The second stage of obedience is a continuation of the first, with this improvement: the child recognizes the impulse to obey. In other words, "he looks as though he understood the command and would like to respond to it, but cannot—or at least does not always succeed in doing it, is not 'quick to mind' and shows no pleasure when he does." This second level of obedience is like a developmental stage. The child has grown into consciousness, is aware of an outside order that exists, and is compelled to adapt himself to it—but not always and neither is the child even always capable of adapting himself to it were he to desire it anyway. The child is, essentially, still finding his way along.
The third level of obedience, then, occurs as a result of this second. The child develops, matures, and acquires the capacity to succeed in an orderly fashion at the performance of whatever task is at hand. In this third and final stage of obedience, "the will can direct and cause the acts, thus answering the command from someone else." As Conroy and Williams note, this third level of obedience is called "joyful obedience," and it is united to self-discipline in such a way that the child is able to see "the value of what is being offered to him by authority and rushes to obey."
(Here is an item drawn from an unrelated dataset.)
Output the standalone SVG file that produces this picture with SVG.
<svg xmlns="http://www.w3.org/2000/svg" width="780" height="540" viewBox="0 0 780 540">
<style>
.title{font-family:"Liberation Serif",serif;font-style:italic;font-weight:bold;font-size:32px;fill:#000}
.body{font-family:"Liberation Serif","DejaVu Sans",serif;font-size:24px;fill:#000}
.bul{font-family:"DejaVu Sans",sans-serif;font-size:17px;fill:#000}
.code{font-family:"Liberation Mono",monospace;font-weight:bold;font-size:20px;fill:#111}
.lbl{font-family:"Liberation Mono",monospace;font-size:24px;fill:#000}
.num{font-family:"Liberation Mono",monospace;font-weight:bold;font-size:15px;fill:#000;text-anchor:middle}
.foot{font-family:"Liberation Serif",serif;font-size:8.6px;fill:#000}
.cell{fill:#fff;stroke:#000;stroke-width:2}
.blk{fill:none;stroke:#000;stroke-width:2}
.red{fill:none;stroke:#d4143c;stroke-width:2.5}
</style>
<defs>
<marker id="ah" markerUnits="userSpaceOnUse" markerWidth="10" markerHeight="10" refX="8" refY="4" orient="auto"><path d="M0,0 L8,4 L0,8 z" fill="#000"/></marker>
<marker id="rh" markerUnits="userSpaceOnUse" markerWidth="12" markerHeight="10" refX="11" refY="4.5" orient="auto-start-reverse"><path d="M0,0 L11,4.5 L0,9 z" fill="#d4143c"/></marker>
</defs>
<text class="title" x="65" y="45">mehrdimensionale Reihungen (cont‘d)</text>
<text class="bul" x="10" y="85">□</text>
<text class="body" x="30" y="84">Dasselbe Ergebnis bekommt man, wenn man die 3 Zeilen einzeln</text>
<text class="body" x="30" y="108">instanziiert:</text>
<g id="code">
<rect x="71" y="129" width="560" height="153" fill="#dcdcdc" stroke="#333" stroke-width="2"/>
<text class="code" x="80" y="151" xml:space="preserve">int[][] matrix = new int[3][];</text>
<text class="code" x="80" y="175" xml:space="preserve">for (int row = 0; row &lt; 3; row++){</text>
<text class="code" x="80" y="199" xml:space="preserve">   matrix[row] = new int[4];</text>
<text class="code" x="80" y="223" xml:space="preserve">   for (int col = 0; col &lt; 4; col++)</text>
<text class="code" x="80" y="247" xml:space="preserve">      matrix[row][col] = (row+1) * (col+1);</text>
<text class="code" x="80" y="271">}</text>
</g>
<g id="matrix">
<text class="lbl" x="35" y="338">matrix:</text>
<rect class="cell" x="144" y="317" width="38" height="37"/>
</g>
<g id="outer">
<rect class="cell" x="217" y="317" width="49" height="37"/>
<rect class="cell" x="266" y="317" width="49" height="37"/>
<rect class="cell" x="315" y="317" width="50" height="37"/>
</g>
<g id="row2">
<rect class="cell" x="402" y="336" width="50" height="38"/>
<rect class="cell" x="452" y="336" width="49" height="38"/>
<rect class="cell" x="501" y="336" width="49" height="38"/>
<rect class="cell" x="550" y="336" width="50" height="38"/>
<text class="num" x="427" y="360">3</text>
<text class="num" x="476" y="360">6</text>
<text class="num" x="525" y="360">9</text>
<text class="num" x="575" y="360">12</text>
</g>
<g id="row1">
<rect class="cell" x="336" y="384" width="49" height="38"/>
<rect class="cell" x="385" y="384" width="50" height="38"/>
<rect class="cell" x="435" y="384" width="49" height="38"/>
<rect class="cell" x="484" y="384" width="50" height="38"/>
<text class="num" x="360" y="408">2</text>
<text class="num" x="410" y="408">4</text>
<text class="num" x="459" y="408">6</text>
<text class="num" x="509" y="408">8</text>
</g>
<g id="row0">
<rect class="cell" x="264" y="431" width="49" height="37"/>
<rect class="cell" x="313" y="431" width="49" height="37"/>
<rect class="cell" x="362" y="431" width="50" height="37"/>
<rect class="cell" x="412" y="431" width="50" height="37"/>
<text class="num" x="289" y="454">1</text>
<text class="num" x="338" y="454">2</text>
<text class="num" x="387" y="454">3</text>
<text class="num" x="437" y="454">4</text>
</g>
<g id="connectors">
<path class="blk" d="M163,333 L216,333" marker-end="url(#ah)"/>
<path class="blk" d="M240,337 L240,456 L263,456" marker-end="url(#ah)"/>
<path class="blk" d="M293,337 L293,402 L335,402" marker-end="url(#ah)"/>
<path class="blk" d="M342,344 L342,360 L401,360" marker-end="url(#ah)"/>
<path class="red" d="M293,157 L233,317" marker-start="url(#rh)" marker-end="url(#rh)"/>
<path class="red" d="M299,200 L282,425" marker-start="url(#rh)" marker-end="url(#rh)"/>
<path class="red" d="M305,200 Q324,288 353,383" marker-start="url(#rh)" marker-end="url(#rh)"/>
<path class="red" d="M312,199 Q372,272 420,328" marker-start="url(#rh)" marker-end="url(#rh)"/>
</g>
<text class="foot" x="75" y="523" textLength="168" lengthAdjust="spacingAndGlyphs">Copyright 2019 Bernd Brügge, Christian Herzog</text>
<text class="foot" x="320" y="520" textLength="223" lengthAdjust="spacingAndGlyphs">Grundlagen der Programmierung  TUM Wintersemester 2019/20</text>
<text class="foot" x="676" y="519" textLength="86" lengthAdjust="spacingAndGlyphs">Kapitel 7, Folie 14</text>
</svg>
Discipline and obedience (or the development of the will) are fostered in the child by way of a good environment—not a tyrannical one in which an outside will exerts an indomitable pressure. In other words, "the classroom should be beautiful, orderly, and so inviting that the child cannot resist exploring. It should be steeped with a sense of wonder." This wonder invites the child to explore all that is within his reach—and this exploration allows the child to become familiar with that which is outside him. By acknowledging an outside world and its design, the child will be more apt to develop his will and acquire the virtues of discipline and obedience (out of his own desire for personal pleasure—pleasure at meeting the demands of the world).
However, one of the most important aspects of the classroom setting is this: the rules must be clearly delineated and thoroughly explained to the child so that he is not ignorant of them. If he knows the rules, he may be expected to follow them. It is that simple. The rules themselves are also simple and in Montessori schools they generally run as follows: (1) Take care of all people and living things in our environment, and (2) Take care of all of the material things in our environment. If you think about it, every "do" or "don't" one could wish to implore fits in these two rules, or could be narrowed even further to this one simple rule: "be respectful of everyone and everything."
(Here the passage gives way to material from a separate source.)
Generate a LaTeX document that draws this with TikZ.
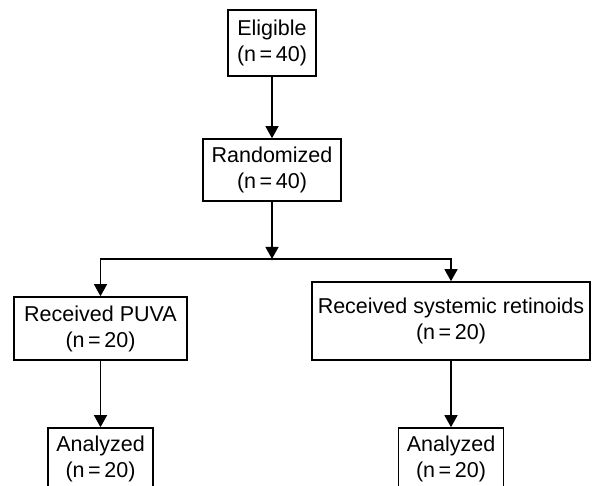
\documentclass[tikz,border=0pt]{standalone}
\usepackage{fontspec}
\setmainfont{Liberation Sans}
\usepackage{tikz}
\usetikzlibrary{arrows.meta, positioning}

\begin{document}
\begin{tikzpicture}[x=1pt, y=-1pt,
    box/.style={draw, line width=1.6pt, align=center, inner sep=0pt,
      font=\fontsize{21.5}{26}\selectfont},
    arr/.style={line width=1.3pt, -{Triangle[width=13pt, length=12pt]}}]
  \useasboundingbox (0,0) rectangle (592,486);
  \node[box, minimum width=88pt, minimum height=66pt] (eligible) at (272,43) {Eligible\\(n\,=\,40)};
  \node[box, minimum width=138pt, minimum height=62pt] (random) at (272,170) {Randomized\\(n\,=\,40)};
  \node[box, minimum width=173pt, minimum height=63pt] (puva) at (100.5,328.5) {Received PUVA\\(n\,=\,20)};
  \node[box, minimum width=278pt, minimum height=78pt] (retin) at (451,321) {Received systemic retinoids\\(n\,=\,20)};
  \node[box, minimum width=105pt, minimum height=62pt] (anpuva) at (100.5,459) {Analyzed\\(n\,=\,20)};
  \node[box, minimum width=105pt, minimum height=62pt] (anretin) at (451,459) {Analyzed\\(n\,=\,20)};
  % split point under the randomization
  \coordinate (split) at (272,259);
  \draw[arr] (eligible) -- (random);
  \draw[arr] (random) -- (split);
  \draw[arr] (split) -| (puva);
  \draw[arr] (split) -| (retin);
  \draw[arr] (puva) -- (anpuva);
  \draw[arr] (retin) -- (anretin);
\end{tikzpicture}
\end{document}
Barbara Isaacs seconds this favorable environment and observes that "when Montessori described the favorable environment, she saw the child as an active agent of this environment, and the teacher as the facilitator of the child's learning and development." Complementary to the classroom environment, however, should be the home environment. Neither of the two should be exclusive, but both environments should work together to establish a kind of learning. These environments can give rise to an understanding of maturational development.
"Will control must match developmental maturation level"
"Obedience rooted in spiritual sacrifice and cosmic order"
"Adolescent mind absorbs examples as spiritual embryo"
In conclusion, the Montessori method is neither a method of chaos nor a method of tyranny. It sees each child as a human being that is developing into an adult. That developmental process should be encouraged by examples of virtue and by healthy surroundings that allow the child to acquire self-discipline and a good will towards others. The development of the will and of the mind is the focus of the Montessori method. The Montessori perspective is one akin to the perspective of God, who wants all of us to grow into good men.